In 2 Timothy 2:15 [ESV], the Apostle Paul writes, “Do your best to present yourself to God as one approved, a worker who has no need to be ashamed, rightly handling the word of truth.” We know that it is extremely important to study God’s word diligently for ourselves because as Paul later instructed Timothy, 16 All Scripture is breathed out by God and profitable for teaching, for reproof, for correction, and for training in righteousness, 17 that the man of God may be competent, equipped for every good work. (2 Timothy 3:16-17 [ESV]) If we do not study assiduously and persistently for ourselves then we can be misled by others into going down a road we never should have taken in the first place. We also could come to some wrong conclusions that could be devastating to us personally, even to the detriment of our place in eternity.
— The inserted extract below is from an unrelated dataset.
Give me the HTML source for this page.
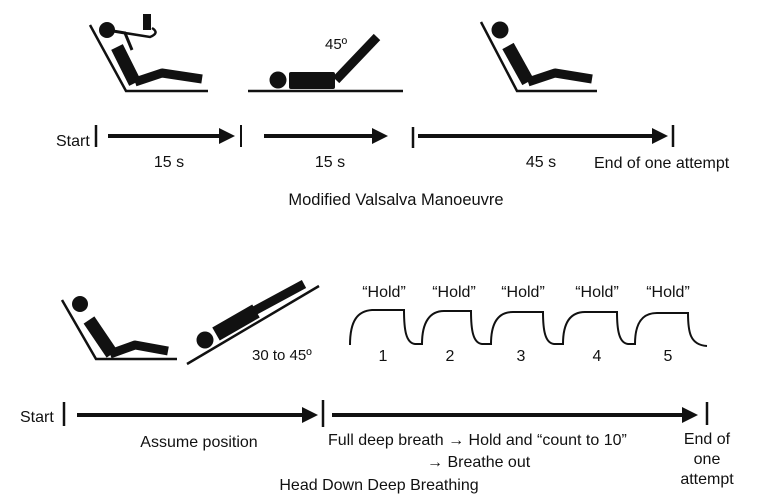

When we contemplate God’s word, we must be cognizant to remember to study it in context. This should always be the case, but I believe it is particularly true when it comes to applying the teachings of Jesus found within what have come to be known as the Beatitudes. Take, for example, Matthew 5:4 [ESV]. Jesus states, “Blessed are those who mourn, for they shall be comforted.” I recall seeing a movie adaptation several years ago of the life of Christ, and within that film the character playing Jesus was seen watching a woman in her grief with the tears flowing down her face as she wept unceasingly while following a funeral bier carrying the body of a loved one. The actor portraying Jesus was then shown to approach the woman, put his arms comfortingly around her, and saying, “Blessed are those who mourn, for they shall be comforted.” In the movie, the woman’s sobbing and tears immediately ceased upon hearing those words.

I am not trying to be too critical, but this is not the type of mourning of which Jesus spoke. If this were true then all anyone needed to do to enjoy the blessings of His Kingdom was to grieve over the death of a loved one! But it is not mourning over the death of a loved one that Jesus is referencing. Jesus is speaking of a person being so mournful at the sinful state of his spiritual condition that he will be moved to come to God humbly and receive forgiveness of his sins. As the Apostle Paul told the church in Corinth, “For godly grief produces a repentance that leads to salvation without regret, whereas worldly grief produces death” (2 Corinthians 7:10 [ESV]). It is this type of godly grief that Joel speaks of in Joel 2:12-13 [ESV]: 12 “Yet even now,” declares the LORD, “return to Me with all your heart, with fasting, with weeping, and with mourning; 13 and rend your hearts and not your garments." Return to the LORD your God, for He is gracious and merciful, slow to anger, and abounding in steadfast love; and He relents over disaster.

May you cast aside your pride and come to the Lord on His terms in all humility! May He bless you and comfort you in the knowledge that all of your sins have been forgiven!